RECORDED INFORMATION
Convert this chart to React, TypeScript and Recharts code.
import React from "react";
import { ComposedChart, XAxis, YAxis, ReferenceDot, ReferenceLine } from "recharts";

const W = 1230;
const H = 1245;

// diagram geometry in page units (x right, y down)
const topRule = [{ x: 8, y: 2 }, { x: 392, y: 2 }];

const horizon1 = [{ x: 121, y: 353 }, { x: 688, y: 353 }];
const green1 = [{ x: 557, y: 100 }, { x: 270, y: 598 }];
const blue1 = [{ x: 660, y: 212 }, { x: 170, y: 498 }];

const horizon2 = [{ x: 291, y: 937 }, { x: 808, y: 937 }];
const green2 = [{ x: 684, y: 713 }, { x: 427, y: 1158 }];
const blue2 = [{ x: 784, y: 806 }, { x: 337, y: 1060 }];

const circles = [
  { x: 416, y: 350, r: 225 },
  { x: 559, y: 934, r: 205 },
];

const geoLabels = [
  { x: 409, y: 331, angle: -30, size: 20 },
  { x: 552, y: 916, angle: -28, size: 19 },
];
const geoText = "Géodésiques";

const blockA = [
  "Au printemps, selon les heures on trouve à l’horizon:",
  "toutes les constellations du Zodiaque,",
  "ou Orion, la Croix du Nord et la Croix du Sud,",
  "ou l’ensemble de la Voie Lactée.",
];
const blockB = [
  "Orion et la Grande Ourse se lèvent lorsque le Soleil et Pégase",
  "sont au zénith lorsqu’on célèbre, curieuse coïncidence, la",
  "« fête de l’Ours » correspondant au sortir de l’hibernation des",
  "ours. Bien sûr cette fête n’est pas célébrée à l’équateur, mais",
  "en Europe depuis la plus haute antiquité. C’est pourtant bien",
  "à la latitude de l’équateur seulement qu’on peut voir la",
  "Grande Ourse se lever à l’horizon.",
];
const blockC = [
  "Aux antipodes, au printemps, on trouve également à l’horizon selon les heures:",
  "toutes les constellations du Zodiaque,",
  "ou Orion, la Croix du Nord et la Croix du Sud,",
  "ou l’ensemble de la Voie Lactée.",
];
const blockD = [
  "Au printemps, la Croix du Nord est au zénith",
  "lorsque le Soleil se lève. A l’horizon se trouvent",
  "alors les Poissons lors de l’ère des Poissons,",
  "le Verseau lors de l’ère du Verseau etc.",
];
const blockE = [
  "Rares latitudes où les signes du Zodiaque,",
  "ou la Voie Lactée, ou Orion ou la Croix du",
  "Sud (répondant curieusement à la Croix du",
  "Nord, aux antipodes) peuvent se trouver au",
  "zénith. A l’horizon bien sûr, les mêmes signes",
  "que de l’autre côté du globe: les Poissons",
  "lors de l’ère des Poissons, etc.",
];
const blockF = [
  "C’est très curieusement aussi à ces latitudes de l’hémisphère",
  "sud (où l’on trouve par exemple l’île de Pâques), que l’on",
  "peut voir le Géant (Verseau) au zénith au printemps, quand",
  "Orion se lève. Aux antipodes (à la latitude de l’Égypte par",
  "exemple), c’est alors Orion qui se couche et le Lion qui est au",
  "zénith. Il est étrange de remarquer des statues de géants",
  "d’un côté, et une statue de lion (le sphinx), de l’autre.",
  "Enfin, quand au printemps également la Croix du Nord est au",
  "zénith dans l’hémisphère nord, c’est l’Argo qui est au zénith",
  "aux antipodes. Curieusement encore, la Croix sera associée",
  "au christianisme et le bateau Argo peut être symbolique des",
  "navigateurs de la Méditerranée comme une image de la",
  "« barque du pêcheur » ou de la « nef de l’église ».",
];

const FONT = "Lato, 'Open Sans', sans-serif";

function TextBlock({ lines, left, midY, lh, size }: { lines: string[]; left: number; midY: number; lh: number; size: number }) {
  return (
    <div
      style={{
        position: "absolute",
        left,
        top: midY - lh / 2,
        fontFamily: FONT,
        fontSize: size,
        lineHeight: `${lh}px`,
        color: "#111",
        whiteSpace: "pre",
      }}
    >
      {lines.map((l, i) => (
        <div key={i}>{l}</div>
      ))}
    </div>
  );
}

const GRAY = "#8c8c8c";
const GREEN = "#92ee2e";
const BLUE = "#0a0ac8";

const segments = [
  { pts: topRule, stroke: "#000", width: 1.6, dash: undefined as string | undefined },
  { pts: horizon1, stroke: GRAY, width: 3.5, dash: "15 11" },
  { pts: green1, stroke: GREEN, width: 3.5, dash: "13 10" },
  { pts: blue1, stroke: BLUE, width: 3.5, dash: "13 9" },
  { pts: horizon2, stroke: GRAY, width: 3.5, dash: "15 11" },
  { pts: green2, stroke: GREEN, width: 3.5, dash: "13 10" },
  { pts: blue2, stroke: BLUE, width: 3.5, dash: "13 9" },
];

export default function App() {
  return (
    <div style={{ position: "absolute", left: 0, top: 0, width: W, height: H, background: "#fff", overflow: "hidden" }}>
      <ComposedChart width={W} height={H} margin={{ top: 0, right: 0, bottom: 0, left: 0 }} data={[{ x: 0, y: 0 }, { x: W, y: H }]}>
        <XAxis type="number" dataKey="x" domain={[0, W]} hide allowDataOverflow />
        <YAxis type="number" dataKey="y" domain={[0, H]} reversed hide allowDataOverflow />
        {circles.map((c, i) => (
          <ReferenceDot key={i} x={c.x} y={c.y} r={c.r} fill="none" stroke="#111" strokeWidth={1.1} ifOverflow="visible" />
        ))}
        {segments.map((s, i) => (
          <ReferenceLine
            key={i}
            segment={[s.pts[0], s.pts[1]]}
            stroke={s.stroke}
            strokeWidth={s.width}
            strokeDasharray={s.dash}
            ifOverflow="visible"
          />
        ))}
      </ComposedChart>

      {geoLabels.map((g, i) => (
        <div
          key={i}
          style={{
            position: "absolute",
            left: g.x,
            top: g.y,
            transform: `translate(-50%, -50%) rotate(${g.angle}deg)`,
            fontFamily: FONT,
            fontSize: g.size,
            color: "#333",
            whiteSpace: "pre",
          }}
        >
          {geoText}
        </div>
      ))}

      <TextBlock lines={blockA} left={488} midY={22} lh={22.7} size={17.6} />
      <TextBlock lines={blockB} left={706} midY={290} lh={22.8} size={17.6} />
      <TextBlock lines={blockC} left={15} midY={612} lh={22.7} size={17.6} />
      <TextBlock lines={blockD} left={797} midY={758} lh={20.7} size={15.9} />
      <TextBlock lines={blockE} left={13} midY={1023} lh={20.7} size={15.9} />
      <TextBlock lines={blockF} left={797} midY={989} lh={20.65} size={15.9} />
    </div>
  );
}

REQUIRED TASK
Extract the listing in its entirety and repeat it exactly.

CORRECT OUTPUT
Convert this chart to React, TypeScript and Recharts code.
import React from "react";
import { ComposedChart, XAxis, YAxis, ReferenceDot, ReferenceLine } from "recharts";

const W = 1230;
const H = 1245;

// diagram geometry in page units (x right, y down)
const topRule = [{ x: 8, y: 2 }, { x: 392, y: 2 }];

const horizon1 = [{ x: 121, y: 353 }, { x: 688, y: 353 }];
const green1 = [{ x: 557, y: 100 }, { x: 270, y: 598 }];
const blue1 = [{ x: 660, y: 212 }, { x: 170, y: 498 }];

const horizon2 = [{ x: 291, y: 937 }, { x: 808, y: 937 }];
const green2 = [{ x: 684, y: 713 }, { x: 427, y: 1158 }];
const blue2 = [{ x: 784, y: 806 }, { x: 337, y: 1060 }];

const circles = [
  { x: 416, y: 350, r: 225 },
  { x: 559, y: 934, r: 205 },
];

const geoLabels = [
  { x: 409, y: 331, angle: -30, size: 20 },
  { x: 552, y: 916, angle: -28, size: 19 },
];
const geoText = "Géodésiques";

const blockA = [
  "Au printemps, selon les heures on trouve à l’horizon:",
  "toutes les constellations du Zodiaque,",
  "ou Orion, la Croix du Nord et la Croix du Sud,",
  "ou l’ensemble de la Voie Lactée.",
];
const blockB = [
  "Orion et la Grande Ourse se lèvent lorsque le Soleil et Pégase",
  "sont au zénith lorsqu’on célèbre, curieuse coïncidence, la",
  "« fête de l’Ours » correspondant au sortir de l’hibernation des",
  "ours. Bien sûr cette fête n’est pas célébrée à l’équateur, mais",
  "en Europe depuis la plus haute antiquité. C’est pourtant bien",
  "à la latitude de l’équateur seulement qu’on peut voir la",
  "Grande Ourse se lever à l’horizon.",
];
const blockC = [
  "Aux antipodes, au printemps, on trouve également à l’horizon selon les heures:",
  "toutes les constellations du Zodiaque,",
  "ou Orion, la Croix du Nord et la Croix du Sud,",
  "ou l’ensemble de la Voie Lactée.",
];
const blockD = [
  "Au printemps, la Croix du Nord est au zénith",
  "lorsque le Soleil se lève. A l’horizon se trouvent",
  "alors les Poissons lors de l’ère des Poissons,",
  "le Verseau lors de l’ère du Verseau etc.",
];
const blockE = [
  "Rares latitudes où les signes du Zodiaque,",
  "ou la Voie Lactée, ou Orion ou la Croix du",
  "Sud (répondant curieusement à la Croix du",
  "Nord, aux antipodes) peuvent se trouver au",
  "zénith. A l’horizon bien sûr, les mêmes signes",
  "que de l’autre côté du globe: les Poissons",
  "lors de l’ère des Poissons, etc.",
];
const blockF = [
  "C’est très curieusement aussi à ces latitudes de l’hémisphère",
  "sud (où l’on trouve par exemple l’île de Pâques), que l’on",
  "peut voir le Géant (Verseau) au zénith au printemps, quand",
  "Orion se lève. Aux antipodes (à la latitude de l’Égypte par",
  "exemple), c’est alors Orion qui se couche et le Lion qui est au",
  "zénith. Il est étrange de remarquer des statues de géants",
  "d’un côté, et une statue de lion (le sphinx), de l’autre.",
  "Enfin, quand au printemps également la Croix du Nord est au",
  "zénith dans l’hémisphère nord, c’est l’Argo qui est au zénith",
  "aux antipodes. Curieusement encore, la Croix sera associée",
  "au christianisme et le bateau Argo peut être symbolique des",
  "navigateurs de la Méditerranée comme une image de la",
  "« barque du pêcheur » ou de la « nef de l’église ».",
];

const FONT = "Lato, 'Open Sans', sans-serif";

function TextBlock({ lines, left, midY, lh, size }: { lines: string[]; left: number; midY: number; lh: number; size: number }) {
  return (
    <div
      style={{
        position: "absolute",
        left,
        top: midY - lh / 2,
        fontFamily: FONT,
        fontSize: size,
        lineHeight: `${lh}px`,
        color: "#111",
        whiteSpace: "pre",
      }}
    >
      {lines.map((l, i) => (
        <div key={i}>{l}</div>
      ))}
    </div>
  );
}

const GRAY = "#8c8c8c";
const GREEN = "#92ee2e";
const BLUE = "#0a0ac8";

const segments = [
  { pts: topRule, stroke: "#000", width: 1.6, dash: undefined as string | undefined },
  { pts: horizon1, stroke: GRAY, width: 3.5, dash: "15 11" },
  { pts: green1, stroke: GREEN, width: 3.5, dash: "13 10" },
  { pts: blue1, stroke: BLUE, width: 3.5, dash: "13 9" },
  { pts: horizon2, stroke: GRAY, width: 3.5, dash: "15 11" },
  { pts: green2, stroke: GREEN, width: 3.5, dash: "13 10" },
  { pts: blue2, stroke: BLUE, width: 3.5, dash: "13 9" },
];

export default function App() {
  return (
    <div style={{ position: "absolute", left: 0, top: 0, width: W, height: H, background: "#fff", overflow: "hidden" }}>
      <ComposedChart width={W} height={H} margin={{ top: 0, right: 0, bottom: 0, left: 0 }} data={[{ x: 0, y: 0 }, { x: W, y: H }]}>
        <XAxis type="number" dataKey="x" domain={[0, W]} hide allowDataOverflow />
        <YAxis type="number" dataKey="y" domain={[0, H]} reversed hide allowDataOverflow />
        {circles.map((c, i) => (
          <ReferenceDot key={i} x={c.x} y={c.y} r={c.r} fill="none" stroke="#111" strokeWidth={1.1} ifOverflow="visible" />
        ))}
        {segments.map((s, i) => (
          <ReferenceLine
            key={i}
            segment={[s.pts[0], s.pts[1]]}
            stroke={s.stroke}
            strokeWidth={s.width}
            strokeDasharray={s.dash}
            ifOverflow="visible"
          />
        ))}
      </ComposedChart>

      {geoLabels.map((g, i) => (
        <div
          key={i}
          style={{
            position: "absolute",
            left: g.x,
            top: g.y,
            transform: `translate(-50%, -50%) rotate(${g.angle}deg)`,
            fontFamily: FONT,
            fontSize: g.size,
            color: "#333",
            whiteSpace: "pre",
          }}
        >
          {geoText}
        </div>
      ))}

      <TextBlock lines={blockA} left={488} midY={22} lh={22.7} size={17.6} />
      <TextBlock lines={blockB} left={706} midY={290} lh={22.8} size={17.6} />
      <TextBlock lines={blockC} left={15} midY={612} lh={22.7} size={17.6} />
      <TextBlock lines={blockD} left={797} midY={758} lh={20.7} size={15.9} />
      <TextBlock lines={blockE} left={13} midY={1023} lh={20.7} size={15.9} />
      <TextBlock lines={blockF} left={797} midY={989} lh={20.65} size={15.9} />
    </div>
  );
}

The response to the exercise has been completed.